В Москве прошел круглый стол «Создание Московского Патриархата и теория «Москва-Третий Рим»: новые результаты исследований»
31 мая 2013 года Лаборатория медиевистических исследований и Франко-Российский центр общественных и гуманитарных наук, а также Российская национальная комиссия по сравнительной истории церквей совместно провели круглый стол «Создание Московского Патриархата и теория «Москва-Третий Рим»: новые результаты исследований».
Круглый стол проводился в рамках исследовательской программы Лаборатории медиевистических исследований «Восток и Запад Европы в Средние века и раннее Новое время: общее историко-культурное пространство, региональное своеобразие и динамика взаимодействия». Он открылся докладом Дана Муресана (Dan Muresan, EHESS, Высшая школа исследований по общественным наукам, Париж) «Патриарх Иеремия II и легитимизация теории «Москва-Третий Рим»: перестройка пентархии в эпоху «первой глобализации» (Jeremy II and the Officialization of the Moscow-Third Rome theory. Restructuring the Pentarchy in the First Global Era).
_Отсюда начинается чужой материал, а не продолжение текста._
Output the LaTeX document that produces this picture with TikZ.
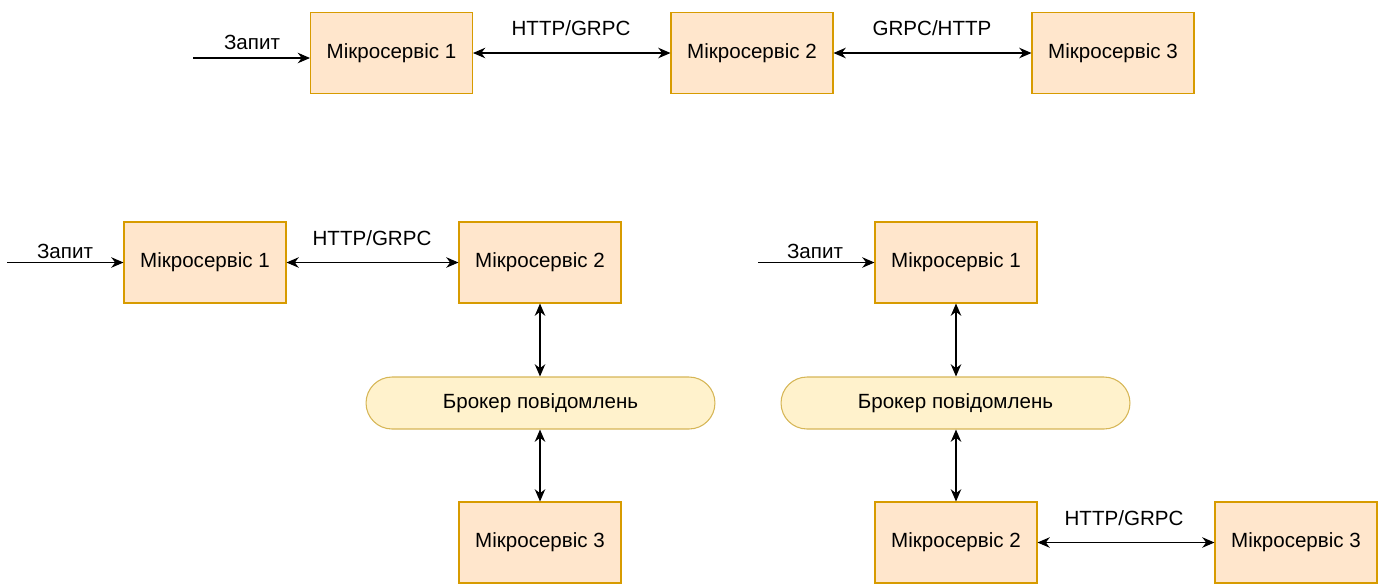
\documentclass[tikz,border=0pt]{standalone}
\usepackage{fontspec}
\setmainfont{Liberation Sans}
\usepackage{tikz}
\usetikzlibrary{positioning,arrows.meta,shapes.misc}
\definecolor{msfill}{HTML}{FFE6CC}
\definecolor{msline}{HTML}{D79B00}
\definecolor{brfill}{HTML}{FFF2CC}
\definecolor{brline}{HTML}{D6B656}
\tikzset{service/.style={rectangle, draw=msline, fill=msfill, line width=0.6pt, minimum width=3.24cm, minimum height=1.62cm, inner sep=0pt, font=\fontsize{11.7}{14}\selectfont}}
\tikzset{broker/.style={rounded rectangle, draw=brline, fill=brfill, line width=0.6pt, minimum width=6.98cm, minimum height=1.04cm, inner sep=0pt, font=\fontsize{11.7}{14}\selectfont}}
\tikzset{link/.style={line width=0.6pt, {Stealth[length=7pt,width=6pt]}-{Stealth[length=7pt,width=6pt]}}}
\tikzset{req/.style={line width=0.6pt, -{Stealth[length=7pt,width=6pt]}}}
\tikzset{lbl/.style={inner sep=0pt, font=\fontsize{11.7}{14}\selectfont}}

\begin{document}
\begin{tikzpicture}[x=0.02cm,y=-0.02cm]
		\useasboundingbox (0,0) rectangle (1384,583);
		% top row: direct calls
		\node[service] (ta) at (391.5,53) {Мікросервіс 1};
		\node[service] (tb) at (752,53) {Мікросервіс 2};
		\node[service] (tc) at (1113,53) {Мікросервіс 3};
		\coordinate (treq) at (193,58);
		\draw [req] (treq) -- (treq -| ta.west);
		\node [lbl] (treqlbl) at (252,42) {Запит};
		\draw [link] (ta) -- (tb);
		\draw [link] (tb) -- (tc);
		\node [lbl] (tablbl) at (571,28) {HTTP/GRPC};
		\node [lbl] (tbclbl) at (932,28) {GRPC/HTTP};
		% bottom left: broker between 2 and 3
		\node[service] (la) at (205,262.5) {Мікросервіс 1};
		\node[service] (lb) at (540,262.5) {Мікросервіс 2};
		\node[broker] (lbr) at (540.5,403) {Брокер повідомлень};
		\node[service] (lc) at (540,542.5) {Мікросервіс 3};
		\coordinate (lreq) at (7,262.5);
		\draw [req] (lreq) -- (la);
		\node [lbl] (lreqlbl) at (65,251) {Запит};
		\draw [link] (la) -- (lb);
		\node [lbl] (lablbl) at (372,238) {HTTP/GRPC};
		\draw [link] (lb) -- (lb |- lbr.north);
		\draw [link] (lc |- lbr.south) -- (lc);
		% bottom right: broker between 1 and 2
		\node[service] (ra) at (956,262.5) {Мікросервіс 1};
		\node[broker] (rbr) at (955.5,403) {Брокер повідомлень};
		\node[service] (rb) at (956,542.5) {Мікросервіс 2};
		\node[service] (rc) at (1296,542.5) {Мікросервіс 3};
		\coordinate (rreq) at (758,262.5);
		\draw [req] (rreq) -- (ra);
		\node [lbl] (rreqlbl) at (815,251) {Запит};
		\draw [link] (ra) -- (ra |- rbr.north);
		\draw [link] (rb |- rbr.south) -- (rb);
		\draw [link] (rb) -- (rc);
		\node [lbl] (rbclbl) at (1124,518) {HTTP/GRPC};
\end{tikzpicture}
\end{document}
Последний день мая, выпавший к тому же на пятницу и совпавший с днём, когда ведущие московские специалисты по проблемам рождения Московского патриархата были или вне Москвы, или заседали в комиссии Макариевского фонда, - не самый удачный момент для проведения научных дискуссий, и поэтому наш французский коллега представил свои наблюдения лишь 6 слушателям. Но и в этот раз прочтение и обсуждение доклада заняли почти 4 часа. В центре доклада и дискуссии были несколько вопросов. Во-первых, насколько события 1589 года связаны с предшествующими усилиями греческих и балканских иерархов придать Москве имперский статус и функцию лидера и протектора всех православных народов ойкумены. Во-вторых, какова была позиция самого патриарха Иеремии во всех поднимавшихся вопросах и каковы достоинства и недостатки двух основных источников, об этом сообщавших: записок Арсения Элассонского и заметно более поздней т. н. «Хроники псевдо-Дорофея». В-третьих, означала ли перестройка пентархии разрыв отношений Константинополя и Рима? В-четвертых, означало ли создание патриархата в Москве поворот в сторону такой политики, которая претендовала бы на имперское лидерство Москвы в православном мире? Д. Муресан в результате очень «въедливого» анализа большого круга греческих, балканских и русских источников пришел к выводу, что, во-первых, патриарх Иеремия был много более амбициозным, дальновидным и принципиальным политиком, чем принято думать, и суть его политики была в противопоставлении России как «истинной империи» империи-узурпатору (Османской). Во-вторых, московские решения января 1589 года и решения константинопольских соборов 1590 и 1593 года были равнозначны исключению Рима из числа пяти патриархов христианского мира, и эта политика проводилась Иеремией очень последовательно. Наконец, именно документ 1589 года сделал представления о России как Третьем Риме частью официальной (и – имперской) идеологии Русского государства, ставя его в оппозицию Османской империи.
Многие положения доклада Д. Муресана, встроившего события 1589-1590 гг. в единую линию идеологического и политического превращения России в империю Нового Рима, звучали сенсационно. Поэтому дискуссия была и долгой, и очень активной. Как бы то ни было, сравнение опыта Запада и Востока Европы в этой области истории, снова показало свою продуктивность.